Thanks for any help!

Always better to read a voltage under load. I take you are using a voltage divider on the cell but then again you didn’t mention what cell you were using. Explain how you measure the voltage. ADC pin wouldn’t tolerate 4.1V for long before it would be distroyed. Does the Heltec V3 have a built in battery system?

Voltage doesn’t compare to how full cell is if it’s lithium. Percentage might be very misleading.

I’m not sure you can read the cell voltage when device is in deep sleep anyway.

Obviously you measure it at the same time/conditions that adc reads. If you have beefy battery the difference would be small though.

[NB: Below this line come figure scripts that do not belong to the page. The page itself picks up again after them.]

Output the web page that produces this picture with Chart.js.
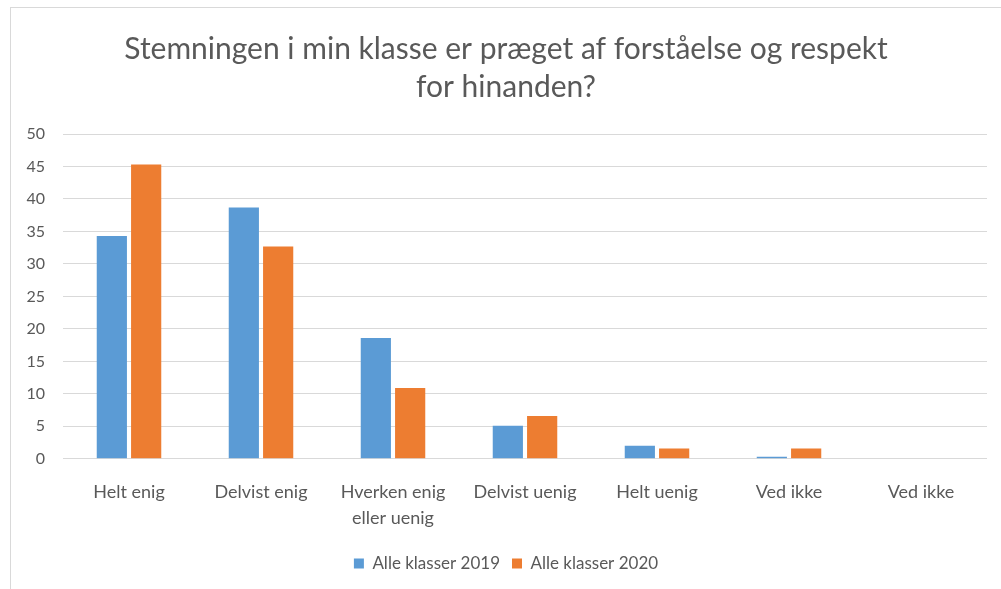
<!DOCTYPE html>
<html>
<head>
<meta charset="utf-8">
<script src="https://cdn.jsdelivr.net/npm/chart.js@4"></script>
<style>
    body { margin: 0; background: #ffffff; }
    .frame {
        position: absolute;
        left: 10px; top: 7px;
        width: 1000px; height: 590px;
        border-left: 1px solid #d9d9d9;
        border-top: 1px solid #d9d9d9;
        box-sizing: border-box;
    }
    .wrap { position: absolute; left: 0; top: 0; width: 1001px; height: 589px; }
</style>
</head>
<body>
<div class="frame"></div>
<div class="wrap"><canvas id="chart"></canvas></div>
<script>
// Kategorier og værdier
const categories = ['Helt enig', 'Delvist enig', ['Hverken enig', 'eller uenig'], 'Delvist uenig', 'Helt uenig', 'Ved ikke', 'Ved ikke'];
const values2019 = [34.3, 38.7, 18.6, 5.1, 2.0, 0.3, 0];
const values2020 = [45.3, 32.7, 10.9, 6.6, 1.6, 1.6, 0];
const yTicks = [0, 5, 10, 15, 20, 25, 30, 35, 40, 45, 50];

const textColor = '#595959';
const fontFamily = 'Lato, "Open Sans", sans-serif';

const ctx = document.getElementById('chart').getContext('2d');
new Chart(ctx, {
    type: 'bar',
    data: {
        labels: categories,
        datasets: [
            {
                label: 'Alle klasser 2019',
                data: values2019,
                backgroundColor: '#5b9bd5',
                categoryPercentage: 0.52,
                barPercentage: 0.88
            },
            {
                label: 'Alle klasser 2020',
                data: values2020,
                backgroundColor: '#ed7d31',
                categoryPercentage: 0.52,
                barPercentage: 0.88
            }
        ]
    },
    options: {
        responsive: true,
        maintainAspectRatio: false,
        animation: false,
        layout: { padding: { left: 25, right: 14, top: 17, bottom: 7 } },
        scales: {
            y: {
                min: 0,
                max: 50,
                afterBuildTicks: axis => { axis.ticks = yTicks.map(v => ({ value: v })); },
                afterFit: axis => { axis.width = 38; },
                border: { display: false },
                grid: { color: '#d9d9d9', drawTicks: false },
                ticks: { color: textColor, padding: 18, font: { family: fontFamily, size: 16 } }
            },
            x: {
                border: { display: false },
                grid: { display: false },
                ticks: { color: textColor, maxRotation: 0, padding: 12, font: { family: fontFamily, size: 18, lineHeight: 1.45 } }
            }
        },
        plugins: {
            title: {
                display: true,
                text: ['Stemningen i min klasse er præget af forståelse og respekt', 'for hinanden?'],
                color: textColor,
                font: { family: fontFamily, size: 30, weight: 'normal', lineHeight: 1.25 },
                padding: { top: 14, bottom: 28 }
            },
            legend: {
                position: 'bottom',
                labels: {
                    color: textColor,
                    boxWidth: 10,
                    boxHeight: 10,
                    padding: 12,
                    font: { family: fontFamily, size: 17 }
                }
            },
            tooltip: { enabled: false }
        }
    }
});
</script>
</body>
</html>
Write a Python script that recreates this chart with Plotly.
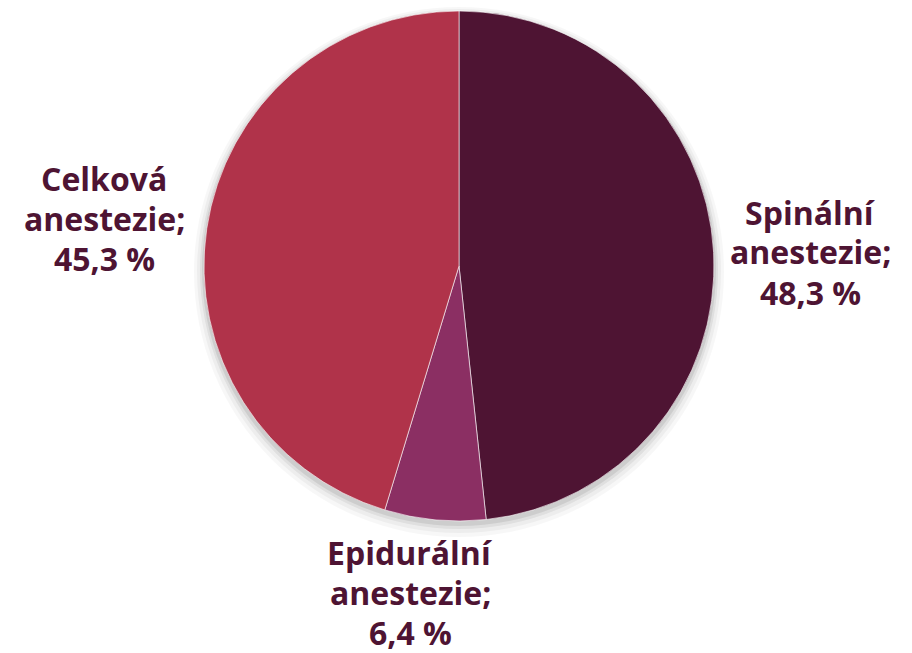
import plotly.graph_objects as go

categories = ["Spinální anestezie", "Epidurální anestezie", "Celková anestezie"]
values = [48.3, 6.4, 45.3]
colors = ["#4E1433", "#8B2F63", "#B0334A"]
label_lines = [["Spinální", "anestezie;"], ["Epidurální", "anestezie;"], ["Celková", "anestezie;"]]

W, H = 912, 653
cx, cy, r = 459, 266, 255

fig = go.Figure(go.Pie(
    labels=categories, values=values, sort=False, direction="clockwise", rotation=0,
    marker=dict(colors=colors, line=dict(color="rgba(255,255,255,0.6)", width=1)),
    textinfo="none", hoverinfo="label+percent", showlegend=False,
    domain=dict(x=[(cx - r) / W, (cx + r) / W], y=[(H - cy - r) / H, (H - cy + r) / H]),
))

# soft shadow behind the pie
for dr, dy, op in [(10, 6, 0.03), (7, 5, 0.04), (4, 4, 0.06), (2, 3, 0.08)]:
    R = r + dr
    fig.add_shape(type="circle", xref="paper", yref="paper", layer="below",
                  x0=(cx - R) / W, x1=(cx + R) / W,
                  y0=1 - (cy + dy + R) / H, y1=1 - (cy + dy - R) / H,
                  fillcolor=f"rgba(0,0,0,{op})", line=dict(width=0))

def fmt(v):
    return f"{v:.1f}".replace(".", ",") + " %"

label_pos = [(810, 212), (410, 552), (104, 178)]  # centre x, first-line centre y
line_gap = 40
for lines, v, (x, y) in zip(label_lines, values, label_pos):
    for i, t in enumerate(lines + [fmt(v)]):
        fig.add_annotation(
            text=t, x=x / W, y=1 - (y + i * line_gap) / H, xref="paper", yref="paper",
            xanchor="center", yanchor="middle", showarrow=False, borderpad=0,
            font=dict(family="Open Sans", size=32, color="#4E1433", weight="bold"),
        )

fig.update_layout(width=W, height=H, margin=dict(l=0, r=0, t=0, b=0),
                  paper_bgcolor="white", plot_bgcolor="white")
fig.write_html("out.html", config={"displayModeBar": False},
               post_script="document.body.style.margin='0';")
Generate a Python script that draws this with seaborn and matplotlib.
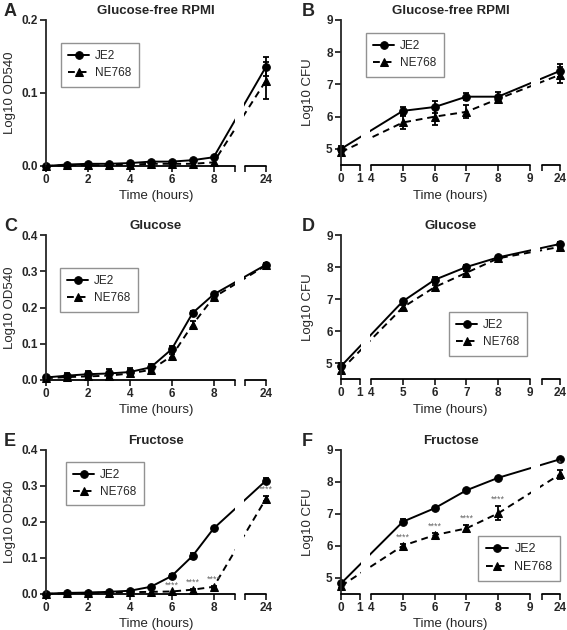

Yes, I’m using a Heltec WiFi LoRa 32 V3 board, and it already has built-in battery measurement hardware.

My battery is a 3.7V lithium-ion 18650 cell, fully charged at 4.20V. The battery is not connected directly to the ADC pin. On the Heltec V3, the battery voltage goes through the board’s internal battery sensing circuit (voltage divider + control MOSFET), so the ADC only sees a scaled voltage that is safe for the ESP32 ADC input.

To read the battery, I enable the board’s VBAT_CTRL pin, wait for the voltage to stabilize, then read the ADC. After that, I disable it again to save power before going back to deep sleep.

And yes, you’re right: during deep sleep the ESP32 ADC is not active, so the battery voltage has to be measured while the board is awake.

One thing I’m still trying to understand is how to get the most accurate battery voltage value. Right now I’m comparing the ADC reading with a multimeter.

In your opinion, does it make sense to use a calibrate_linear filter in ESPHome (based on multimeter reference points) to compensate for ADC and hardware tolerances, or is using a simple scaling factor enough for this type of battery monitoring?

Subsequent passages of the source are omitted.